Muaviye ile “halife” kavramının kullanılmaya başladığını ve sonra Abdulmelik “halifetullah” kavramını siyasi olarak kullandığını, “Allah’ın yeryüzündeki gölgesi” kavramlarınında kullanılmasıyla iktidarın itikatleştirilmesi müslüman toplumda yer edinmiş, böylece yöneticilerin sorgulanmasının ve eleştirisinin yapılmasının önü kesilmiş olduğunu, aynı şekilde Şiliktedeki “İmamet” anlayışının, yani Ali’nin İmam olmasını ilahi bir hak olarak görülmesinin de aynı saikle olduğunu, günümüz iktidar pratiklerinde de gözlemlendiğini vurguladı.

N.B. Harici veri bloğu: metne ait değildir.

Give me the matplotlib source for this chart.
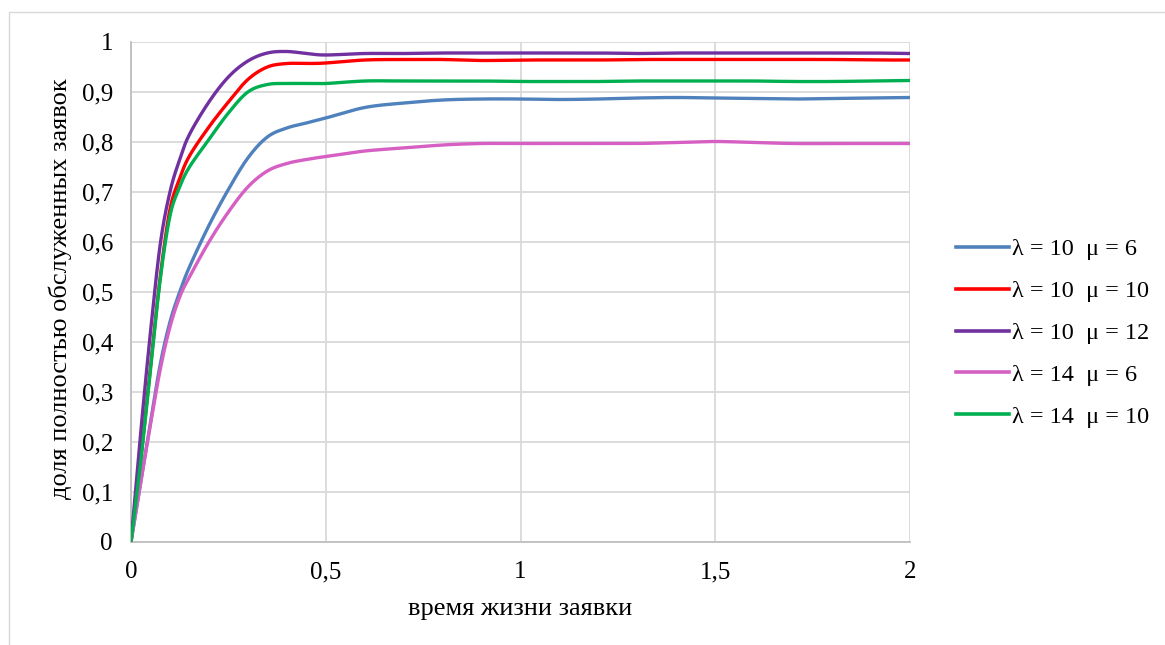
import numpy as np
import matplotlib
matplotlib.use("Agg")
import matplotlib.pyplot as plt
from matplotlib.patches import Rectangle
from matplotlib.lines import Line2D

plt.rcParams['font.family'] = ['Liberation Serif', 'DejaVu Serif']

# Lifetime grid (x) and share of fully served requests for each (lambda, mu)
t = [0, 0.025, 0.05, 0.075, 0.1, 0.125, 0.15, 0.2, 0.25, 0.3, 0.35, 0.4, 0.45, 0.5,
     0.6, 0.7, 0.8, 0.9, 1.0, 1.1, 1.2, 1.3, 1.4, 1.5, 1.6, 1.7, 1.8, 1.9, 2.0]

lam10_mu6 = [0, 0.12, 0.24, 0.355, 0.44, 0.50, 0.55, 0.633, 0.705, 0.768, 0.81, 0.828,
             0.838, 0.848, 0.869, 0.878, 0.884, 0.886, 0.886,
             0.885, 0.886, 0.888, 0.889, 0.888, 0.887, 0.886, 0.887, 0.888, 0.889]
lam10_mu10 = [0, 0.165, 0.35, 0.53, 0.665, 0.727, 0.772, 0.83, 0.88, 0.925, 0.95, 0.957,
              0.957, 0.958, 0.964, 0.965, 0.965, 0.963, 0.964,
              0.964, 0.964, 0.965, 0.965, 0.965, 0.965, 0.965, 0.965, 0.964, 0.964]
lam10_mu12 = [0, 0.22, 0.42, 0.595, 0.70, 0.765, 0.815, 0.88, 0.93, 0.962, 0.978, 0.981,
              0.977, 0.974, 0.977, 0.977, 0.978, 0.978, 0.978,
              0.978, 0.978, 0.977, 0.978, 0.978, 0.978, 0.978, 0.978, 0.978, 0.977]
lam14_mu6 = [0, 0.12, 0.235, 0.345, 0.43, 0.49, 0.53, 0.60, 0.66, 0.71, 0.742, 0.757,
             0.765, 0.771, 0.782, 0.788, 0.794, 0.797, 0.797,
             0.797, 0.797, 0.797, 0.799, 0.801, 0.799, 0.797, 0.797, 0.797, 0.797]
lam14_mu10 = [0, 0.16, 0.345, 0.525, 0.652, 0.71, 0.75, 0.805, 0.858, 0.9, 0.915, 0.917,
              0.917, 0.917, 0.922, 0.922, 0.922, 0.922, 0.921,
              0.921, 0.921, 0.922, 0.922, 0.922, 0.922, 0.921, 0.921, 0.922, 0.923]

labels = ["λ = 10  μ = 6", "λ = 10  μ = 10", "λ = 10  μ = 12",
          "λ = 14  μ = 6", "λ = 14  μ = 10"]
colors = ["#4F81BD", "#FF0000", "#7030A0", "#D65FC4", "#00B050"]
series = [lam10_mu6, lam10_mu10, lam10_mu12, lam14_mu6, lam14_mu10]


def smooth(x, y, n=30):
    """Spreadsheet-style smoothed line: cubic Bezier segments with
    Catmull-Rom control points (1/6 of neighbour differences)."""
    x = np.asarray(x, float)
    y = np.asarray(y, float)
    px = np.concatenate([[x[0]], x, [x[-1]]])
    py = np.concatenate([[y[0]], y, [y[-1]]])
    xs, ys = [], []
    s = np.linspace(0, 1, n)
    for i in range(1, len(px) - 2):
        p0 = np.array([px[i], py[i]])
        p3 = np.array([px[i + 1], py[i + 1]])
        c1 = p0 + (np.array([px[i + 1], py[i + 1]]) - np.array([px[i - 1], py[i - 1]])) / 6
        c2 = p3 - (np.array([px[i + 2], py[i + 2]]) - np.array([px[i], py[i]])) / 6
        b = ((1 - s) ** 3)[:, None] * p0 + (3 * (1 - s) ** 2 * s)[:, None] * c1 \
            + (3 * (1 - s) * s ** 2)[:, None] * c2 + (s ** 3)[:, None] * p3
        xs.append(b[:, 0])
        ys.append(b[:, 1])
    return np.concatenate(xs), np.concatenate(ys)


fig = plt.figure(figsize=(11.65, 6.45), dpi=100)
fig.patch.set_facecolor("white")

# outer chart frame
fig.patches.append(Rectangle((9 / 1165, -0.1), 1.2, 1 - 12 / 645 + 0.1,
                             transform=fig.transFigure, fill=False,
                             edgecolor="#D9D9D9", linewidth=1.0))

ax = fig.add_axes([131 / 1165, 1 - 542 / 645, (910 - 131) / 1165, (542 - 42) / 645])

for yv, c, lab in zip(series, colors, labels):
    sx, sy = smooth(t, yv)
    ax.plot(sx, sy, color=c, linewidth=2.4, label=lab, solid_capstyle="round", zorder=3)

ax.set_xlim(0, 2)
ax.set_ylim(0, 1)
ax.set_xticks([0, 0.5, 1, 1.5, 2])
ax.set_xticklabels(["0", "0,5", "1", "1,5", "2"])
ax.set_yticks(np.arange(0, 1.01, 0.1))
ax.set_yticklabels(["0", "0,1", "0,2", "0,3", "0,4", "0,5", "0,6", "0,7", "0,8", "0,9", "1"])

ax.grid(True, color="#D9D9D9", linewidth=1.3, zorder=0)
ax.set_axisbelow(True)
for side in ["top", "right"]:
    ax.spines[side].set_visible(False)
for side in ["left", "bottom"]:
    ax.spines[side].set_color("#BFBFBF")
    ax.spines[side].set_linewidth(1.3)
ax.tick_params(length=0, labelsize=18, colors="black")
ax.tick_params(axis="y", pad=13)
ax.tick_params(axis="x", pad=14)

ax.set_xlabel("время жизни заявки", fontsize=19)
ax.set_ylabel("доля полностью обслуженных заявок", fontsize=19)
ax.xaxis.set_label_coords(0.5, -0.112)
ax.xaxis.label.set_va("top")
ax.yaxis.set_label_coords(-0.076, 0.506)

handles = [Line2D([0], [0], color=c, linewidth=2.6) for c in colors]
fig.legend(handles, labels, loc="center left", bbox_to_anchor=(956 / 1165, 1 - 333 / 645),
           frameon=False, fontsize=17.5, handlelength=2.2, handletextpad=0.12,
           labelspacing=0.82, borderpad=0, borderaxespad=0)

fig.savefig("out.png", dpi=100, facecolor="white")
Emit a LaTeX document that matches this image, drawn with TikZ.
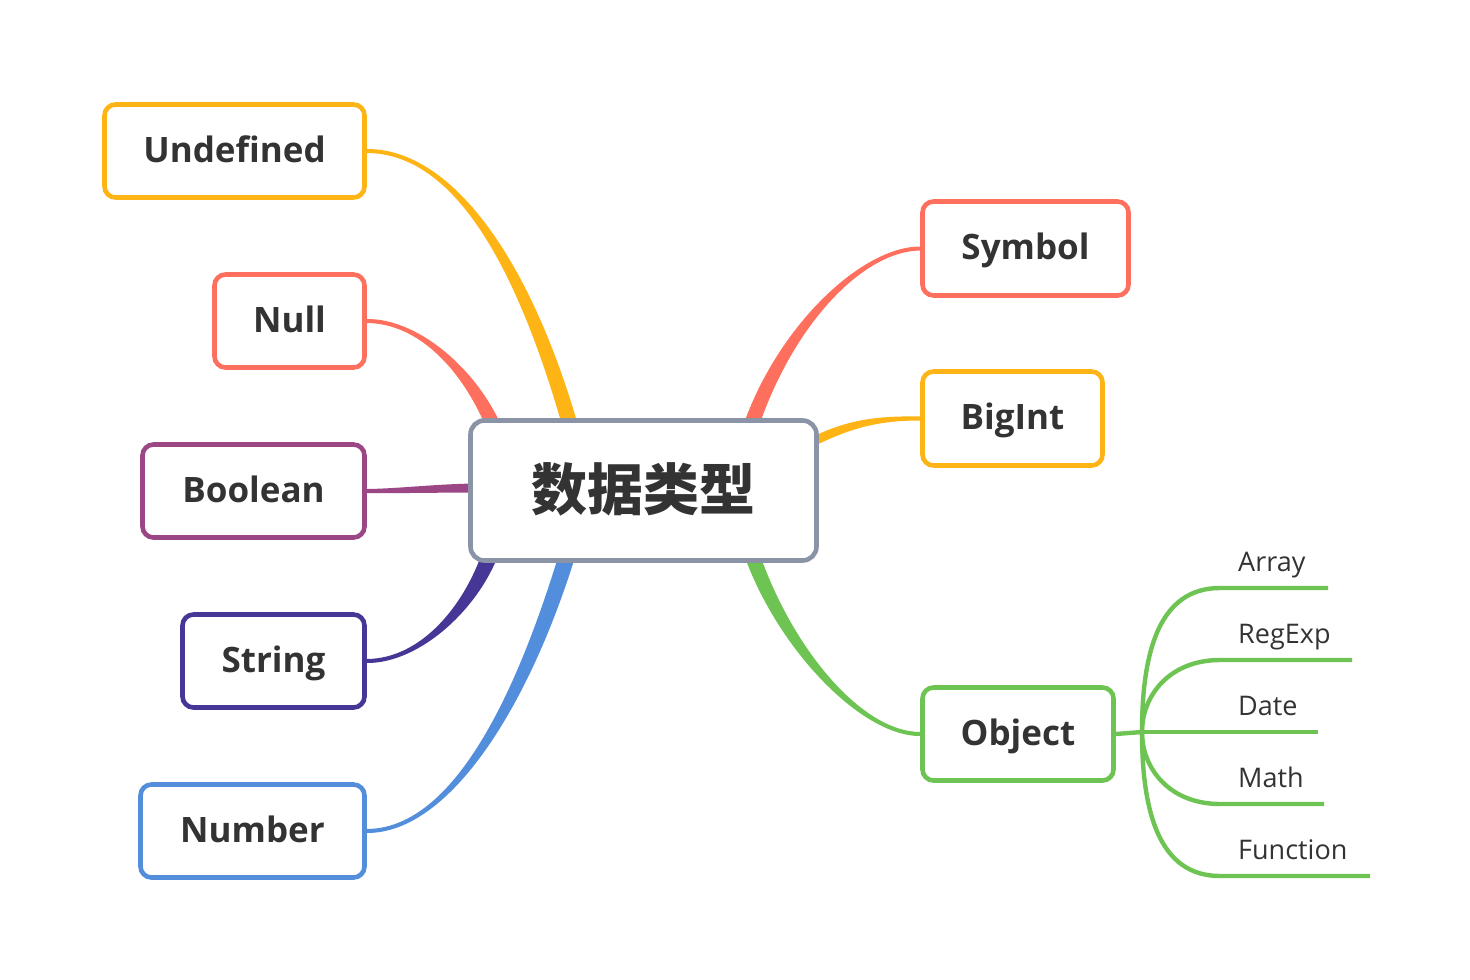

A. Çaylak konuşmasının devamında Kur’ān’ın yönetime ilişkin veya yönetim şeklinin ne olmasına gönderme yapmadığını, toplumsal ve siyasal alanı insanların akli alanı olarak gördüğünü ve genel ilkeler koyduğunu belirtti
Kısacası “iktidarın” sadece başta bulunanlara ait olmadığı, bütün insanlara /topluma ait olduğu, toplumda istişarenin gerekliliği, farklı düşüncelerin gerekliliği, bu anlamda güçlü bir muhalefetin, işlerin düzgün görülmesinin zaruretinin aşikar olduğu sonucuna vurgu yaparak son verdi. Oturumun soru cevap kısmına geçildi.
Günün anısına Enstitümüz adına Sn. Süleyman ARSLANTAŞ tarafından Sayın Doç. Dr. Adem ÇAYLAK’a onur plaketi takdim edildi.